Friday, May 23, 2003

I dont know what to do...
I dont know what I want...
I only know, I need a change...
A drastic gigantic change.

Honestly...every fucking thing that comes to me...pisses me off...I cant even be optumistic anymore...I have no hope, no light to pull me through the darkness...Fatez...you have been a really good friend after I talked to you, and I really appreciate it...I told you something was wrong...and you changed, you really seem to care, and its wonderful...thanks you so much for that and also thank you to Ruby and Vicki for being there, although Vicki spent most of her time trying to defend people and which served to infuriate me more, thank you for caring...but it doesnt help nearly enough...I'm still not...able to do anything except yell and bitch at somethings that piss me off...Note, if you piss me off sometime soon, I guarentee you WILL hear about it. And it WILL get ugly.

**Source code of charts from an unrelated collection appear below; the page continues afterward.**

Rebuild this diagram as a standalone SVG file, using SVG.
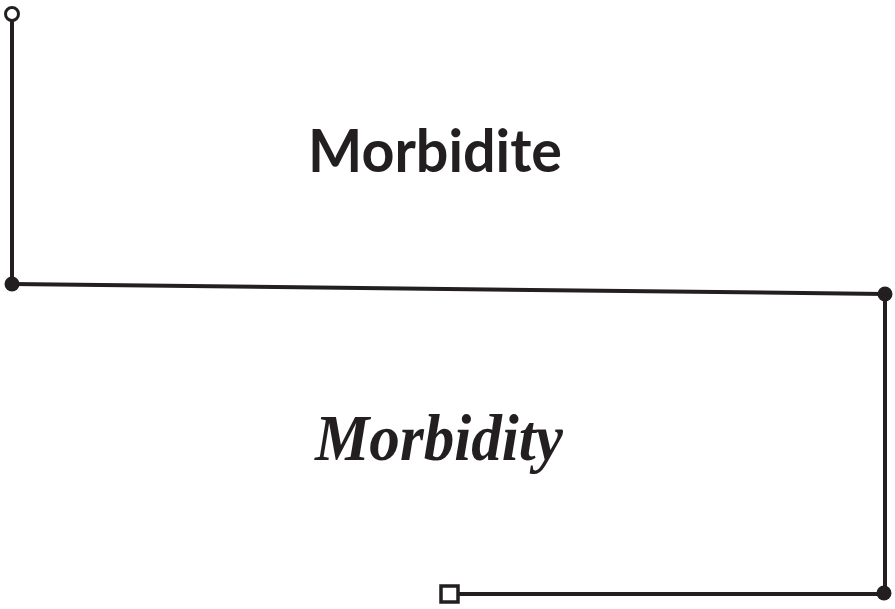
<svg xmlns="http://www.w3.org/2000/svg" width="895" height="609" viewBox="0 0 895 609">
<style>
.ln{stroke:#231f20;stroke-width:4;fill:none}
.dot{fill:#231f20}
.t1{font-family:Lato,"Open Sans",sans-serif;font-weight:bold;font-size:59px;fill:#231f20}
.t2{font-family:"Liberation Serif","Times New Roman",serif;font-weight:bold;font-style:italic;font-size:66px;fill:#231f20}
</style>
<rect width="895" height="609" fill="#fff"/>
<g id="connectors">
<line class="ln" x1="12" y1="20" x2="12" y2="284"/>
<line class="ln" x1="12" y1="284" x2="885" y2="294"/>
<line class="ln" x1="885" y1="294" x2="885" y2="593"/>
<line class="ln" x1="459" y1="594" x2="884" y2="594"/>
</g>
<g id="start"><circle cx="12" cy="14" r="6.5" fill="#fff" stroke="#231f20" stroke-width="3"/></g>
<g id="p1"><circle class="dot" cx="12" cy="284" r="7.5"/></g>
<g id="p2"><circle class="dot" cx="885" cy="294" r="7.5"/></g>
<g id="p3"><circle class="dot" cx="884" cy="593" r="7.5"/></g>
<g id="end"><rect x="441" y="586" width="17" height="16" fill="#fff" stroke="#231f20" stroke-width="3.5"/></g>
<g id="label1"><text class="t1" x="308" y="172" textLength="254" lengthAdjust="spacingAndGlyphs">Morbidite</text></g>
<g id="label2"><text class="t2" x="315" y="460" textLength="248" lengthAdjust="spacingAndGlyphs">Morbidity</text></g>
</svg>
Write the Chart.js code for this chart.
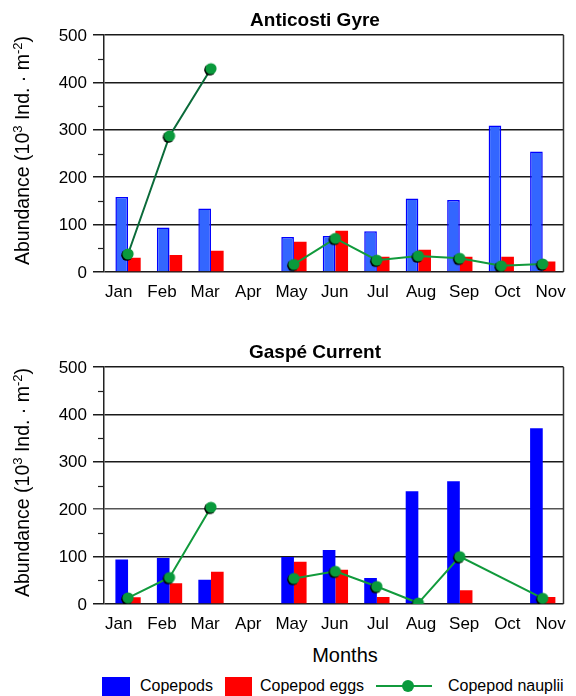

I do NOT appreciate people going around saying that I am jealous of someone who I am not. It is demeaning of me, and it just boosts your ego even more. How dare you assume I am jealous? I have reason to be upset, and I am upset for those reasons alone. Do NOT assume anything about people you do NOT know and spread it around. That is extremely rude and cocky of yourself. At least when I talk to people, I will say, I THINK this, or it seems like this, as I am still watching to make sure I do not make false statements. Hmmph...you definately need to deflate your ego if you think that I am or ever would be jealous of you.

There are many things that are wrong in this world...many of which I cannot change...and fine, I accept that. However, I will not sit by idle while something is going wrong. I WILL do something about it, whether it benefits or restricts myself. Life is cruel...I dont need people to make it worse. Especially my close friends.

I am, and will be irritated, mad, upset etc etc. until I find a solution. The only thing I can think of at the moment is to disappear into different groups and eventually fade away. I know that would be fine, because as I observed you today, you were all fine without me, and seemed to be content. This solution seems optimal at the moment. Perhaps I will think of another later...if it involves little work, I may put it into action. I have no effort left to work at anything.

To get an image of how angry I was last night...I my entire body was shaking with rage. I couldnt see straight because even my head was shaking because of my body. I hope none of you know how that feels, to be so consumed with anger, but regardless, I am still mad now.

Time does not heal all wounds for me...Time opens them and picks at them until they bleed more...I need a solution, and I need one fast...before I think more.